INFORMATION SUPPLIED>
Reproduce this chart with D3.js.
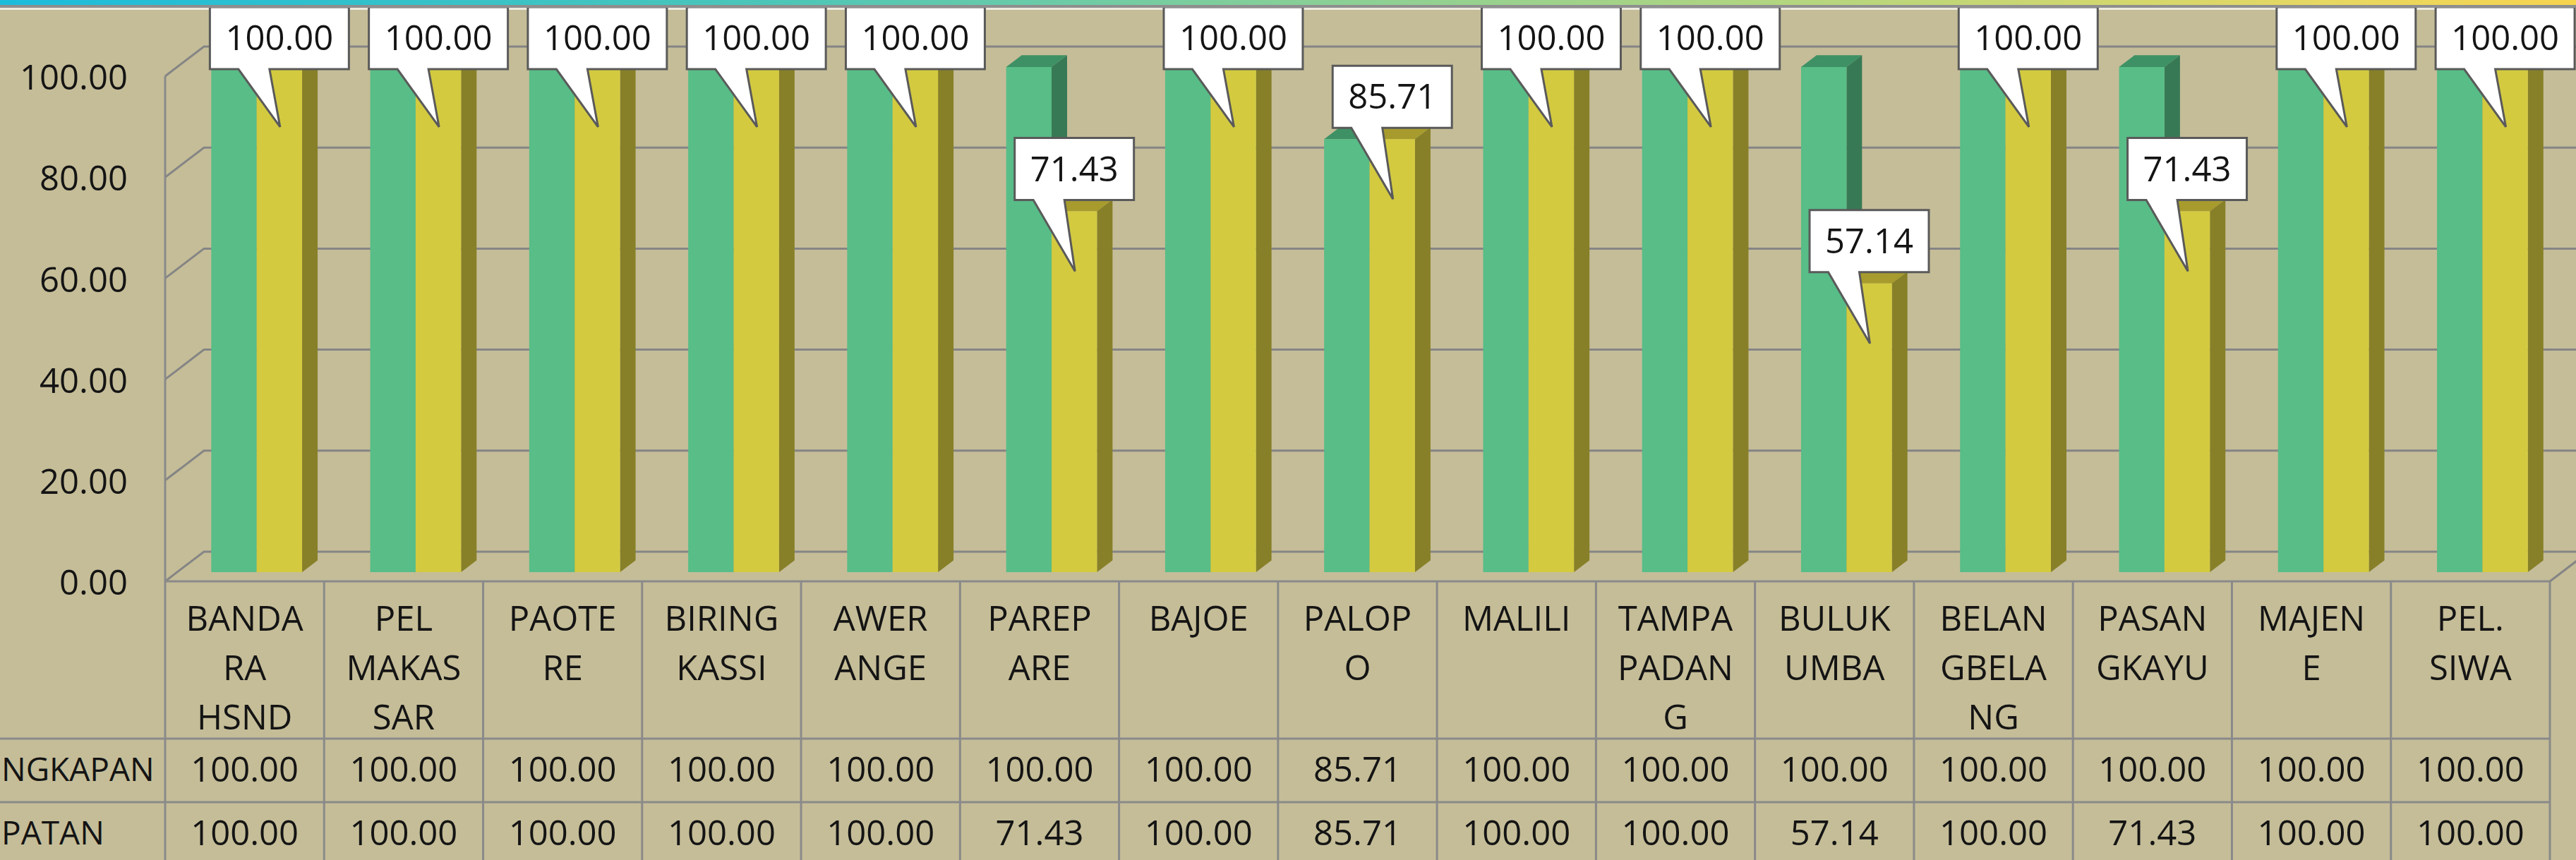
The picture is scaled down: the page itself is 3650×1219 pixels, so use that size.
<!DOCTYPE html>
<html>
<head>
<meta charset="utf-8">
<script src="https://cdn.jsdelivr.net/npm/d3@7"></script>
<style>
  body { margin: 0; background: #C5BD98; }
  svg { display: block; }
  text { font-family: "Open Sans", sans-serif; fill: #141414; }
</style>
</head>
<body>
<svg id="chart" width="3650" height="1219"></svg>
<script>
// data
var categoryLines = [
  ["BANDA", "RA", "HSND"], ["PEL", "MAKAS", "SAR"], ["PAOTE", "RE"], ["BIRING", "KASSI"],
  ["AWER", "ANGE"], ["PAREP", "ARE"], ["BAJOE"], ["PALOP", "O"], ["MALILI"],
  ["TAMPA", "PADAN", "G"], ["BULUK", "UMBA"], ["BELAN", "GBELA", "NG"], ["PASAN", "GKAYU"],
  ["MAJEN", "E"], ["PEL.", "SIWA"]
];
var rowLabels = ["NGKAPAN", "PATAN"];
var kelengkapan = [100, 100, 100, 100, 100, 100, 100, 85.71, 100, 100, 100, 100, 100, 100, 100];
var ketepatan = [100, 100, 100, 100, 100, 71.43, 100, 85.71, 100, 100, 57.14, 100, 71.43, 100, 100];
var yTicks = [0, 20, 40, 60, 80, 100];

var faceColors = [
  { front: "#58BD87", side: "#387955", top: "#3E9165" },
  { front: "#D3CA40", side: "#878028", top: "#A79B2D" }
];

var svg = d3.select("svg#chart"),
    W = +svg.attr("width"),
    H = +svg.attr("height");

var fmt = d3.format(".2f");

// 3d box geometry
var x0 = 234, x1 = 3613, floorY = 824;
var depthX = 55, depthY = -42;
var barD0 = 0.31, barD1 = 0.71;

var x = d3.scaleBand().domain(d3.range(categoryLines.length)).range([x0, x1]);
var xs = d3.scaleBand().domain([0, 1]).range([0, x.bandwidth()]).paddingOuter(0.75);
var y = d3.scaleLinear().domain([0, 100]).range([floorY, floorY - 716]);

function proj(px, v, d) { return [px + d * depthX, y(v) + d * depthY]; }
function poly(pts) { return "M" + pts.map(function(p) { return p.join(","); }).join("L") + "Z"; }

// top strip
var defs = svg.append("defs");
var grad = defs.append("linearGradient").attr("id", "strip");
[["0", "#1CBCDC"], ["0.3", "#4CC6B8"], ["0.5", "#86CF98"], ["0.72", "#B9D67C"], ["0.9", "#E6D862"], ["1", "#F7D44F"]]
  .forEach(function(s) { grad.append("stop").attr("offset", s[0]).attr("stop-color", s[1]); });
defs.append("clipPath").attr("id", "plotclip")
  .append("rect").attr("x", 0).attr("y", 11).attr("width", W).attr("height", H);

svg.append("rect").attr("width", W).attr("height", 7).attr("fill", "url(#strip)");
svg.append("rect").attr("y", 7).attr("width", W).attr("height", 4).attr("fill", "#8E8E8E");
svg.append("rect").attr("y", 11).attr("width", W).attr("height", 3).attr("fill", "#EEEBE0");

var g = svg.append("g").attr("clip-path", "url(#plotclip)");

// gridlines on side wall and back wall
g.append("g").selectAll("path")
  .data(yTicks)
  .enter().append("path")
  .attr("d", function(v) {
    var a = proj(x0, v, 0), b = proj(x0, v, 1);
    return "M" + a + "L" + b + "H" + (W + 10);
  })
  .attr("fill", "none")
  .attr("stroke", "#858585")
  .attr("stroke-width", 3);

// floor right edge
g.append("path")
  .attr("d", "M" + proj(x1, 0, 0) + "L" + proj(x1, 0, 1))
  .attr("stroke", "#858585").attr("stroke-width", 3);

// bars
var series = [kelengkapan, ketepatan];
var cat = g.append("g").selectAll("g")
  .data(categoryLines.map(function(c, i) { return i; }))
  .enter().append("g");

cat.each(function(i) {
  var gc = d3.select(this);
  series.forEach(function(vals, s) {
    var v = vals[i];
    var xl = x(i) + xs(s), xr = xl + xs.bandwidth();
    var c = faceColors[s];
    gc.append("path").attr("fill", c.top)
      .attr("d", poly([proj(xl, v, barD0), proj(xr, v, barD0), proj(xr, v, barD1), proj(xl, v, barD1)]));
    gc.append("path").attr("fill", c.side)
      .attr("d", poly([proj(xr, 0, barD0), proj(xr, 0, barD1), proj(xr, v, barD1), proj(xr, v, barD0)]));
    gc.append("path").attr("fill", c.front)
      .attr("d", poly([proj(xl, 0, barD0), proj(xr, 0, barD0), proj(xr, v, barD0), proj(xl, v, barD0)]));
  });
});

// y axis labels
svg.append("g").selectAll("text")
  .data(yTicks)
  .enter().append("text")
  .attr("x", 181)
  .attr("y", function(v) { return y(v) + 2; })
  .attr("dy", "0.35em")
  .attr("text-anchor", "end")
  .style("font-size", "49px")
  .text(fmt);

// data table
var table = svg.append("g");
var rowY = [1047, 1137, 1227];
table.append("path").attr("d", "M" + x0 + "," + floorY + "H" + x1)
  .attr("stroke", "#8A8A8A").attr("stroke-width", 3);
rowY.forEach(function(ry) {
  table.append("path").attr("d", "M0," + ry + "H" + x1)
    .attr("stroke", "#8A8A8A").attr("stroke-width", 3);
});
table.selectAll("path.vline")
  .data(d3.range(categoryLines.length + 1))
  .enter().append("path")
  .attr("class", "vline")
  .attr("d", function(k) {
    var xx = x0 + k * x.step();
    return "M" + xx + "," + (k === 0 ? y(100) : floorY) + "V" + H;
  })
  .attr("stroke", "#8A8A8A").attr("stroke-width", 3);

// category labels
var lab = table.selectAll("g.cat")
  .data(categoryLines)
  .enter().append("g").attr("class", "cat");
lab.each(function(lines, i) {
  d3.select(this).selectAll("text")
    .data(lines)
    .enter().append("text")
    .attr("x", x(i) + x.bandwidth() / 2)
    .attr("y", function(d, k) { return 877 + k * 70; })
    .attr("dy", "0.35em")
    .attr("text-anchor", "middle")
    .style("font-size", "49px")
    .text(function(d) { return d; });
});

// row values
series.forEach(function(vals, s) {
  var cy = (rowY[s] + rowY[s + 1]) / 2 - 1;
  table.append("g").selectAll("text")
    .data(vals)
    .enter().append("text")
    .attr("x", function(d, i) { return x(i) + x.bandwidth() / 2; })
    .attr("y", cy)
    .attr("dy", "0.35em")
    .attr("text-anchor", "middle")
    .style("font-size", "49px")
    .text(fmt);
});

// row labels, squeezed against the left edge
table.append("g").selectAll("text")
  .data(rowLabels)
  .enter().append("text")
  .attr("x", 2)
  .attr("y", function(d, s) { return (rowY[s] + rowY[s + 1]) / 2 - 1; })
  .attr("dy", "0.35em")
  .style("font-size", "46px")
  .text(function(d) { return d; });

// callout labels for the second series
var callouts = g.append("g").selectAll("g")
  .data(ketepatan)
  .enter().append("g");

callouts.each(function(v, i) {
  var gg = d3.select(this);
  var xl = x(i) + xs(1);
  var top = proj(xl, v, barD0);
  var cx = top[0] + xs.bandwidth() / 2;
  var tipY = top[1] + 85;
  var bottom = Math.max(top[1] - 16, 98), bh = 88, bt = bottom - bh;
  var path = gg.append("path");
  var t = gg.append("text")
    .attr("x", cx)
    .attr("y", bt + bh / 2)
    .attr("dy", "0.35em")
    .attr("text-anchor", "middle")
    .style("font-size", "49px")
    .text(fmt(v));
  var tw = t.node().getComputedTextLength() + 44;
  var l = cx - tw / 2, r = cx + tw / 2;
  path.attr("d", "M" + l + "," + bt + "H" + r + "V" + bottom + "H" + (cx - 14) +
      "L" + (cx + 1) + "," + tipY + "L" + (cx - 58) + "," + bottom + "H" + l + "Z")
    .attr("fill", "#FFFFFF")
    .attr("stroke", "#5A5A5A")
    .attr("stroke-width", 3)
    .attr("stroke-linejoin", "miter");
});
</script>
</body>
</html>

EXERCISE BRIEF> Leave out the pictures and repeat the lines from the start of the material through the line with "var barD0 = 0.31, barD1 = 0.71;", inclusive.

EXPECTED ANSWER>
Reproduce this chart with D3.js.
The picture is scaled down: the page itself is 3650×1219 pixels, so use that size.
<!DOCTYPE html>
<html>
<head>
<meta charset="utf-8">
<script src="https://cdn.jsdelivr.net/npm/d3@7"></script>
<style>
  body { margin: 0; background: #C5BD98; }
  svg { display: block; }
  text { font-family: "Open Sans", sans-serif; fill: #141414; }
</style>
</head>
<body>
<svg id="chart" width="3650" height="1219"></svg>
<script>
// data
var categoryLines = [
  ["BANDA", "RA", "HSND"], ["PEL", "MAKAS", "SAR"], ["PAOTE", "RE"], ["BIRING", "KASSI"],
  ["AWER", "ANGE"], ["PAREP", "ARE"], ["BAJOE"], ["PALOP", "O"], ["MALILI"],
  ["TAMPA", "PADAN", "G"], ["BULUK", "UMBA"], ["BELAN", "GBELA", "NG"], ["PASAN", "GKAYU"],
  ["MAJEN", "E"], ["PEL.", "SIWA"]
];
var rowLabels = ["NGKAPAN", "PATAN"];
var kelengkapan = [100, 100, 100, 100, 100, 100, 100, 85.71, 100, 100, 100, 100, 100, 100, 100];
var ketepatan = [100, 100, 100, 100, 100, 71.43, 100, 85.71, 100, 100, 57.14, 100, 71.43, 100, 100];
var yTicks = [0, 20, 40, 60, 80, 100];

var faceColors = [
  { front: "#58BD87", side: "#387955", top: "#3E9165" },
  { front: "#D3CA40", side: "#878028", top: "#A79B2D" }
];

var svg = d3.select("svg#chart"),
    W = +svg.attr("width"),
    H = +svg.attr("height");

var fmt = d3.format(".2f");

// 3d box geometry
var x0 = 234, x1 = 3613, floorY = 824;
var depthX = 55, depthY = -42;
var barD0 = 0.31, barD1 = 0.71;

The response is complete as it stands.